INSTRUCTIONS TO FOLLOW => Include the line containing "const orbFreq = [1.781, 1.591, 1.487, 1.425];" and all lines before it, repeated exactly from the listing below, without pictures.

DATA PROVIDED =>
▼

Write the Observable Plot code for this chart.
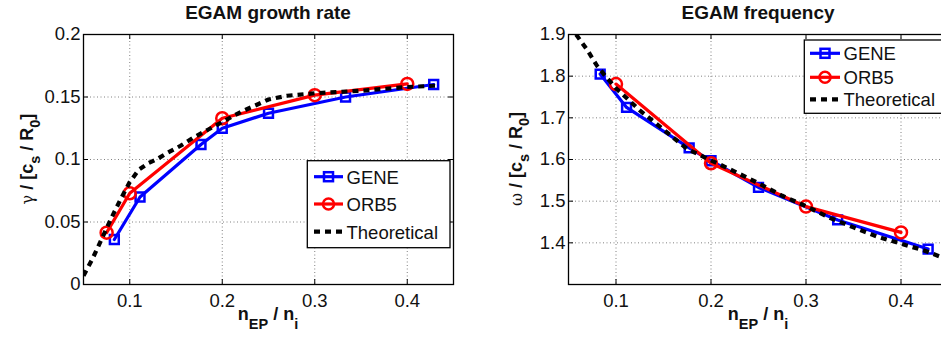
<!DOCTYPE html>
<html><head><meta charset="utf-8">
<script src="https://cdn.jsdelivr.net/npm/d3@7"></script>
<script src="https://cdn.jsdelivr.net/npm/@observablehq/plot@0.6"></script>
<style>
html,body{margin:0;padding:0;overflow:hidden;background:#fff}
#wrap{position:relative;width:941px;height:339px;overflow:hidden}
#left{position:absolute;left:0;top:0;width:470px}
#right{position:absolute;left:470px;top:0;width:495px}
#wrap svg{max-width:none !important}
svg text{font-family:"Liberation Sans",Arial,sans-serif}
</style></head>
<body><div id="wrap"><div id="left"></div><div id="right"></div></div>
<script>
// ---- data ----
const geneX = [1/12, 1/9, 0.177, 0.2, 0.25, 1/3, 3/7];
const geneGrowth = [0.036, 0.070, 0.112, 0.125, 0.137, 0.150, 0.160];
const geneFreq = [1.805, 1.725, 1.628, 1.597, 1.533, 1.455, 1.385];

const orbGrowthX = [0.075, 0.1, 0.2, 0.3, 0.4];
const orbGrowth = [0.0415, 0.073, 0.133, 0.1515, 0.1605];
const orbFreqX = [0.1, 0.2, 0.3, 0.4];
const orbFreq = [1.781, 1.591, 1.487, 1.425];

const theoGrowthX = [0.05,0.06,0.07,0.08,0.09,0.1,0.11,0.12,0.13,0.14,0.155,0.17,0.185,0.2,0.22,0.235,0.25,0.27,0.3,0.35,0.4,0.43];
const theoGrowth = [0.007,0.021,0.037,0.053,0.068,0.082,0.092,0.097,0.1005,0.105,0.111,0.118,0.124,0.13,0.138,0.143,0.148,0.151,0.153,0.155,0.158,0.159];
const theoFreqX = [0.058,0.07,0.08,0.09,0.1,0.11,0.125,0.15,0.175,0.2,0.225,0.25,0.275,0.3,0.325,0.35,0.375,0.4,0.425,0.44];
const theoFreq = [1.9,1.862,1.825,1.797,1.771,1.75,1.718,1.672,1.625,1.598,1.571,1.543,1.513,1.488,1.46,1.437,1.415,1.398,1.381,1.368];

const xTicks = [0.1, 0.2, 0.3, 0.4];
const growthTicks = [0, 0.05, 0.1, 0.15, 0.2];
const growthTickLabels = ["0", "0.05", "0.1", "0.15", "0.2"];
const freqTicks = [1.4, 1.5, 1.6, 1.7, 1.8, 1.9];
const freqTickLabels = ["1.4", "1.5", "1.6", "1.7", "1.8", "1.9"];
const seriesNames = ["GENE", "ORB5", "Theoretical"];

// ---- styles ----
const BLUE = "#0000ff", RED = "#ff0000";
const FS = 18.5;

function zip(xs, ys) { return xs.map((x, i) => ({x, y: ys[i]})); }

function makePlot({width, marginLeft, yDomain, yTicks, yLabels, gene, orb, theo}) {
  const marginTop = 34, marginBottom = 55, marginRight = 17, height = 339;
  const innerW = width - marginLeft - marginRight;
  const innerH = height - marginTop - marginBottom;
  const tl = 5;
  const gridY = yTicks.filter(v => v > yDomain[0] && v < yDomain[1]);
  return Plot.plot({
    width, height, marginLeft, marginRight, marginTop, marginBottom,
    x: {domain: [0.05, 0.45], axis: null},
    y: {domain: yDomain, axis: null},
    style: {fontFamily: '"Liberation Sans", Arial, sans-serif', background: "white", maxWidth: "none"},
    marks: [
      Plot.ruleX(xTicks, {x: d => d, stroke: "#808080", strokeOpacity: 1, strokeWidth: 1, strokeDasharray: "1,2.5"}),
      Plot.ruleY(gridY, {y: d => d, stroke: "#808080", strokeOpacity: 1, strokeWidth: 1, strokeDasharray: "1,2.5"}),
      Plot.line(gene, {x: "x", y: "y", stroke: BLUE, strokeWidth: 3.2}),
      Plot.dot(gene, {x: "x", y: "y", symbol: "square", r: 5, stroke: BLUE, strokeWidth: 2.5, fill: "none"}),
      Plot.line(orb, {x: "x", y: "y", stroke: RED, strokeWidth: 3.2}),
      Plot.dot(orb, {x: "x", y: "y", r: 6, stroke: RED, strokeWidth: 2.5, fill: "none"}),
      Plot.line(theo, {x: "x", y: "y", stroke: "black", strokeWidth: 4.2, strokeDasharray: "6,5", strokeLinecap: "butt", clip: true}),
      // inward ticks on all four sides
      Plot.ruleX(xTicks, {x: d => d, insetTop: innerH - tl, stroke: "black"}),
      Plot.ruleX(xTicks, {x: d => d, insetBottom: innerH - tl, stroke: "black"}),
      Plot.ruleY(yTicks, {y: d => d, insetRight: innerW - tl, stroke: "black"}),
      Plot.ruleY(yTicks, {y: d => d, insetLeft: innerW - tl, stroke: "black"}),
      Plot.frame({stroke: "black", strokeWidth: 1.3}),
      Plot.text(xTicks, {x: d => d, text: d => String(d), frameAnchor: "bottom", lineAnchor: "top", dy: 9, fontSize: FS, fill: "#111"}),
      Plot.text(yTicks, {y: d => d, text: (d, i) => yLabels[i], frameAnchor: "left", textAnchor: "end", dx: -3, fontSize: FS, fill: "#111"})
    ]
  });
}

function addTexts(svg, {title, cx, ySym, yLabelX}) {
  const s = d3.select(svg);
  s.append("text").attr("x", cx).attr("y", 18.5).attr("text-anchor", "middle")
    .attr("font-weight", "bold").attr("font-size", 19).attr("fill", "#111").text(title);
  // x label
  const xl = s.append("text").attr("x", cx).attr("y", 320).attr("text-anchor", "middle")
    .attr("font-weight", "bold").attr("font-size", 18).attr("fill", "#111");
  xl.append("tspan").text("n");
  xl.append("tspan").attr("dy", 9).attr("font-size", 14.5).text("EP");
  xl.append("tspan").attr("dy", -9).text(" / n");
  xl.append("tspan").attr("dy", 9).attr("font-size", 14.5).text("i");
  // y label
  const yl = s.append("text").attr("transform", `translate(${yLabelX},159) rotate(-90)`)
    .attr("text-anchor", "middle").attr("font-size", 18).attr("fill", "#111");
  yl.append("tspan").attr("font-family", '"DejaVu Serif", serif').attr("font-size", 16).text(ySym);
  yl.append("tspan").attr("font-weight", "bold").text(" / [c");
  yl.append("tspan").attr("font-weight", "bold").attr("dy", 7).attr("font-size", 14.5).text("s");
  yl.append("tspan").attr("font-weight", "bold").attr("dy", -7).text(" / R");
  yl.append("tspan").attr("font-weight", "bold").attr("dy", 7).attr("font-size", 14.5).text("0");
  yl.append("tspan").attr("font-weight", "bold").attr("dy", -7).text("]");
}

function addLegend(svg, {x, y, w, h, rowY, lineX1, lineX2, textX}) {
  const s = d3.select(svg);
  const g = s.append("g").attr("text-anchor", "start");
  g.append("rect").attr("x", x).attr("y", y).attr("width", w).attr("height", h)
    .attr("fill", "white").attr("stroke", "black").attr("stroke-width", 1.3);
  const mid = (lineX1 + lineX2) / 2;
  const styles = [
    {stroke: BLUE, dash: null, marker: "square"},
    {stroke: RED, dash: null, marker: "circle"},
    {stroke: "black", dash: "6,5", marker: null}
  ];
  seriesNames.forEach((name, i) => {
    const st = styles[i], yy = rowY[i];
    g.append("line").attr("x1", lineX1).attr("x2", lineX2).attr("y1", yy).attr("y2", yy)
      .attr("stroke", st.stroke).attr("stroke-width", st.dash ? 4.2 : 3.2)
      .attr("stroke-dasharray", st.dash);
    if (st.marker === "square") {
      g.append("rect").attr("x", mid - 4.5).attr("y", yy - 4.5).attr("width", 9).attr("height", 9)
        .attr("fill", "none").attr("stroke", BLUE).attr("stroke-width", 2.5);
    } else if (st.marker === "circle") {
      g.append("circle").attr("cx", mid).attr("cy", yy).attr("r", 5.5)
        .attr("fill", "none").attr("stroke", RED).attr("stroke-width", 2.5);
    }
    g.append("text").attr("x", textX).attr("y", yy + 6.8).attr("text-anchor", "start")
      .attr("font-size", FS).attr("fill", "#111").text(name);
  });
}

// left
const left = makePlot({
  width: 470, marginLeft: 83, yDomain: [0, 0.2], yTicks: growthTicks, yLabels: growthTickLabels,
  gene: zip(geneX, geneGrowth), orb: zip(orbGrowthX, orbGrowth), theo: zip(theoGrowthX, theoGrowth)
});
document.getElementById("left").appendChild(left);
addTexts(left, {title: "EGAM growth rate", cx: 268, ySym: "γ", yLabelX: 33});
addLegend(left, {x: 307.3, y: 160.7, w: 142.7, h: 87, rowY: [176.7, 204, 231.7], lineX1: 314, lineX2: 343, textX: 346.5});

// right
const right = makePlot({
  width: 495, marginLeft: 98, yDomain: [1.3, 1.9], yTicks: freqTicks, yLabels: freqTickLabels,
  gene: zip(geneX, geneFreq), orb: zip(orbFreqX, orbFreq), theo: zip(theoFreqX, theoFreq)
});
document.getElementById("right").appendChild(right);
addTexts(right, {title: "EGAM frequency", cx: 288, ySym: "ω", yLabelX: 52});
addLegend(right, {x: 334.3, y: 40, w: 160, h: 73.3, rowY: [53.3, 77.3, 99.3], lineX1: 340, lineX2: 370, textX: 373.5});
</script>
</body></html>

▲

REPLY TO THE EXERCISE =>
Write the Observable Plot code for this chart.
<!DOCTYPE html>
<html><head><meta charset="utf-8">
<script src="https://cdn.jsdelivr.net/npm/d3@7"></script>
<script src="https://cdn.jsdelivr.net/npm/@observablehq/plot@0.6"></script>
<style>
html,body{margin:0;padding:0;overflow:hidden;background:#fff}
#wrap{position:relative;width:941px;height:339px;overflow:hidden}
#left{position:absolute;left:0;top:0;width:470px}
#right{position:absolute;left:470px;top:0;width:495px}
#wrap svg{max-width:none !important}
svg text{font-family:"Liberation Sans",Arial,sans-serif}
</style></head>
<body><div id="wrap"><div id="left"></div><div id="right"></div></div>
<script>
// ---- data ----
const geneX = [1/12, 1/9, 0.177, 0.2, 0.25, 1/3, 3/7];
const geneGrowth = [0.036, 0.070, 0.112, 0.125, 0.137, 0.150, 0.160];
const geneFreq = [1.805, 1.725, 1.628, 1.597, 1.533, 1.455, 1.385];

const orbGrowthX = [0.075, 0.1, 0.2, 0.3, 0.4];
const orbGrowth = [0.0415, 0.073, 0.133, 0.1515, 0.1605];
const orbFreqX = [0.1, 0.2, 0.3, 0.4];
const orbFreq = [1.781, 1.591, 1.487, 1.425];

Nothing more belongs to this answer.